МЭРИ-ЛУ. ...И заблуждаешься. Я произвожу селекцию.
НИК. Если учесть количество кандидатур, тоже, должно быть, хлопотное занятие.
МЭРИ-ЛУ. Нисколько. Сейчас я объясню, почему.
НИК. Не будем отвлекаться. Остается еще вторая возможность.
МЭРИ-ЛУ (иронически, явно задетая нежеланием Ника отвлечься). Любопытно узнать, какая.

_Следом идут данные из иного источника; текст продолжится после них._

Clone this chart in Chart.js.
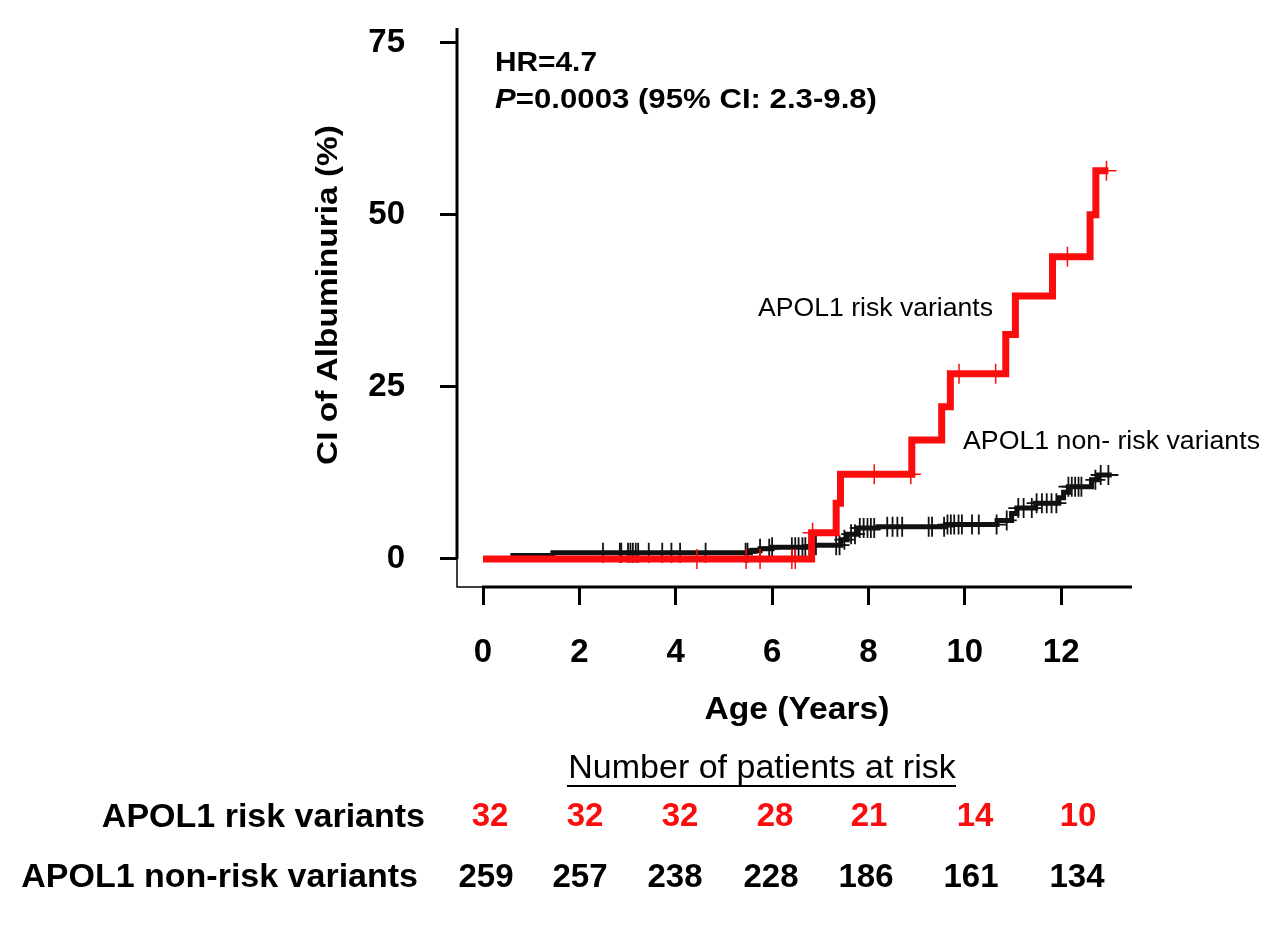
<!DOCTYPE html>
<html>
<head>
<meta charset="utf-8">
<script src="https://cdn.jsdelivr.net/npm/chart.js@4.4.1/dist/chart.umd.min.js"></script>
<style>
  html, body { margin: 0; padding: 0; background: #fff; }
</style>
</head>
<body>
<canvas id="km" width="1280" height="933"></canvas>
<script>
// Cumulative incidence step curves (years, %)
const riskTimes = [0, 6.82, 7.33, 7.42, 8.9, 9.52, 9.7, 10.85, 11.05, 11.82, 12.6, 12.72, 12.98];
const riskCI = [0, 3.8, 8.1, 12.3, 17.3, 22.1, 26.9, 32.6, 38.2, 43.9, 50.0, 56.4, 56.4];
const nonRiskTimes = [0, 0.62, 1.45, 5.55, 5.75, 6.0, 6.8, 7.43, 7.56, 7.76, 8.2, 9.6, 10.67, 10.97, 11.08, 11.47, 11.95, 12.05, 12.15, 12.63, 12.77, 13.05];
const nonRiskCI = [0, 0.5, 0.9, 1.2, 1.5, 1.7, 2.0, 2.8, 3.6, 4.5, 4.7, 5.0, 5.6, 6.6, 7.4, 8.1, 8.9, 9.7, 10.5, 11.5, 12.2, 12.2];

// censoring times
const riskCensor = [4.44, 5.46, 5.75, 6.41, 6.48, 6.84, 8.12, 8.88, 9.88, 10.64, 12.13, 12.94];
const nonRiskCensor = [2.49, 2.84, 2.87, 3.01, 3.06, 3.11, 3.17, 3.22, 3.44, 3.72, 3.91, 4.09, 4.62,
  5.45, 5.49, 5.75, 5.94, 6.0, 6.41, 6.48, 6.55, 6.63, 6.69, 6.85, 6.91, 7.33, 7.4, 7.5, 7.64, 7.72,
  7.82, 7.9, 7.98, 8.05, 8.12, 8.39, 8.5, 8.6, 8.7, 9.25, 9.32, 9.57, 9.64, 9.71, 9.78, 9.87, 9.94,
  10.15, 10.29, 10.66, 10.87, 11.11, 11.22, 11.39, 11.49, 11.6, 11.7, 11.8, 11.9, 12.15, 12.22,
  12.29, 12.36, 12.42, 12.71, 12.82, 12.98];

const xTicks = [0, 2, 4, 6, 8, 10, 12];
const yTicks = [0, 25, 50, 75];

// numbers at risk
const atRiskRisk = [32, 32, 32, 28, 21, 14, 10];
const atRiskNonRisk = [259, 257, 238, 228, 186, 161, 134];

const RED = '#fb0d0d';
const FONT = '"Liberation Sans", Arial, Helvetica, sans-serif';

function toPoints(times, vals) {
  return times.map((t, i) => ({ x: t, y: vals[i] }));
}

function levelAt(times, vals, t) {
  let v = vals[0];
  for (let i = 0; i < times.length; i++) {
    if (times[i] <= t) v = vals[i];
  }
  return v;
}

function censorPoints(censor, times, vals) {
  return censor.map(t => ({ x: t, y: levelAt(times, vals, t) }));
}

// draw text squeezed/stretched horizontally to a given width
function fitText(ctx, text, x, y, width, align) {
  const s = width / ctx.measureText(text).width;
  ctx.save();
  ctx.translate(x, y);
  ctx.scale(s, 1);
  ctx.textAlign = align;
  ctx.fillText(text, 0, 0);
  ctx.restore();
}

// axis lines and all the extra text
const decorations = {
  id: 'decorations',
  beforeDatasetsDraw(chart) {
    const { ctx, chartArea, scales } = chart;
    const x0 = scales.x.getPixelForValue(0);
    const y0 = scales.y.getPixelForValue(0);
    ctx.save();
    ctx.strokeStyle = '#000';
    ctx.lineWidth = 3;
    ctx.beginPath();
    ctx.moveTo(chartArea.left, chartArea.top - 2);
    ctx.lineTo(chartArea.left, y0);
    ctx.moveTo(x0 - 1, chartArea.bottom);
    ctx.lineTo(chartArea.right, chartArea.bottom);
    ctx.stroke();
    ctx.lineWidth = 1.5;
    ctx.beginPath();
    ctx.moveTo(chartArea.left, y0);
    ctx.lineTo(chartArea.left, chartArea.bottom);
    ctx.lineTo(x0, chartArea.bottom);
    ctx.stroke();
    ctx.restore();
  },
  afterDraw(chart) {
    const { ctx } = chart;
    ctx.save();
    ctx.fillStyle = '#000';
    ctx.textBaseline = 'alphabetic';

    // HR and P value
    ctx.font = 'bold 28px ' + FONT;
    fitText(ctx, 'HR=4.7', 495, 71, 102, 'left');
    const rest = '=0.0003 (95% CI: 2.3-9.8)';
    ctx.font = 'italic bold 28px ' + FONT;
    const pw = ctx.measureText('P').width;
    ctx.font = 'bold 28px ' + FONT;
    const s = 382 / (pw + ctx.measureText(rest).width);
    ctx.save();
    ctx.translate(495, 108);
    ctx.scale(s, 1);
    ctx.textAlign = 'left';
    ctx.font = 'italic bold 28px ' + FONT;
    ctx.fillText('P', 0, 0);
    ctx.font = 'bold 28px ' + FONT;
    ctx.fillText(rest, pw, 0);
    ctx.restore();

    // axis titles
    ctx.textBaseline = 'middle';
    ctx.font = 'bold 30px ' + FONT;
    ctx.save();
    ctx.translate(329, 295);
    ctx.rotate(-Math.PI / 2);
    fitText(ctx, 'CI of Albuminuria (%)', 0, 0, 340, 'center');
    ctx.restore();
    ctx.font = 'bold 31px ' + FONT;
    fitText(ctx, 'Age (Years)', 797, 710, 185, 'center');

    // curve labels
    ctx.font = '25px ' + FONT;
    fitText(ctx, 'APOL1 risk variants', 758, 309, 235, 'left');
    fitText(ctx, 'APOL1 non- risk variants', 963, 442, 297, 'left');

    // numbers at risk table
    ctx.textAlign = 'center';
    ctx.font = '34px ' + FONT;
    ctx.fillText('Number of patients at risk', 762, 769);
    ctx.lineWidth = 2;
    ctx.strokeStyle = '#000';
    ctx.beginPath();
    ctx.moveTo(567, 786);
    ctx.lineTo(956, 786);
    ctx.stroke();

    ctx.font = 'bold 34px ' + FONT;
    ctx.textAlign = 'right';
    ctx.fillText('APOL1 risk variants', 425, 818);
    ctx.fillText('APOL1 non-risk variants', 418, 878);

    const row1X = [490, 585, 680, 775, 869, 975, 1078];
    const row2X = [486, 580, 675, 771, 866, 971, 1077];
    ctx.textAlign = 'center';
    ctx.font = 'bold 33px ' + FONT;
    ctx.fillStyle = RED;
    atRiskRisk.forEach((n, i) => ctx.fillText(String(n), row1X[i], 817));
    ctx.fillStyle = '#000';
    atRiskNonRisk.forEach((n, i) => ctx.fillText(String(n), row2X[i], 878));
    ctx.restore();
  }
};

const fitAxis = size => scale => {
  if (scale.isHorizontal()) scale.height = size; else scale.width = size;
  scale.paddingTop = 0;
  scale.paddingBottom = 0;
  scale.paddingLeft = 0;
  scale.paddingRight = 0;
};

const ctx = document.getElementById('km').getContext('2d');
new Chart(ctx, {
  type: 'scatter',
  data: {
    datasets: [
      {
        label: 'risk censored',
        data: censorPoints(riskCensor, riskTimes, riskCI),
        pointStyle: 'cross',
        pointRadius: 10,
        borderColor: RED,
        borderWidth: 1.5,
        showLine: false
      },
      {
        label: 'APOL1 risk variants',
        data: toPoints(riskTimes, riskCI),
        showLine: true,
        stepped: 'before',
        borderColor: RED,
        borderWidth: 7,
        pointRadius: 0,
        fill: false
      },
      {
        label: 'non-risk censored',
        data: censorPoints(nonRiskCensor, nonRiskTimes, nonRiskCI),
        pointStyle: 'cross',
        pointRadius: 10,
        borderColor: '#111',
        borderWidth: 1.8,
        showLine: false
      },
      {
        label: 'APOL1 non-risk variants',
        data: toPoints(nonRiskTimes, nonRiskCI),
        showLine: true,
        stepped: 'before',
        borderColor: '#111',
        borderWidth: 5,
        pointRadius: 0,
        fill: false
      }
    ]
  },
  options: {
    responsive: false,
    animation: false,
    devicePixelRatio: 1,
    layout: { padding: { left: 257, top: 30, right: 148, bottom: 246 } },
    plugins: { legend: { display: false }, tooltip: { enabled: false } },
    scales: {
      x: {
        type: 'linear',
        min: -0.54,
        max: 13.47,
        afterBuildTicks: s => { s.ticks = xTicks.map(v => ({ value: v })); },
        afterFit: fitAxis(100),
        border: { display: false },
        grid: { drawOnChartArea: false, drawTicks: true, tickLength: 18, tickWidth: 3, tickColor: '#000' },
        ticks: { color: '#000', padding: 28, maxRotation: 0, autoSkip: false, font: { family: FONT, size: 33, weight: 'bold' } }
      },
      y: {
        type: 'linear',
        min: -4.07,
        max: 76.84,
        afterBuildTicks: s => { s.ticks = yTicks.map(v => ({ value: v })); },
        afterFit: fitAxis(200),
        border: { display: false },
        grid: { drawOnChartArea: false, drawTicks: true, tickLength: 17, tickWidth: 3, tickColor: '#000' },
        ticks: { color: '#000', padding: 35, autoSkip: false, font: { family: FONT, size: 33, weight: 'bold' } }
      }
    }
  },
  plugins: [decorations]
});
</script>
</body>
</html>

НИК. А та, что эта самая твоя подруга вовсе не захватывала самолет "Люфтганзы" и, тем более, ее не судили в Мюнхене, хоть я и могу поверить, что она тренировалась в Бейруте, правда, не на том факультете, где обучался я. Во всяком случае, она сейчас не сидит в тюрьме, поскольку не была под судом, так как не захватывала самолета. Зато вполне возможно, что в данный момент она занята совершенно другим делом. Хочешь знать, каким?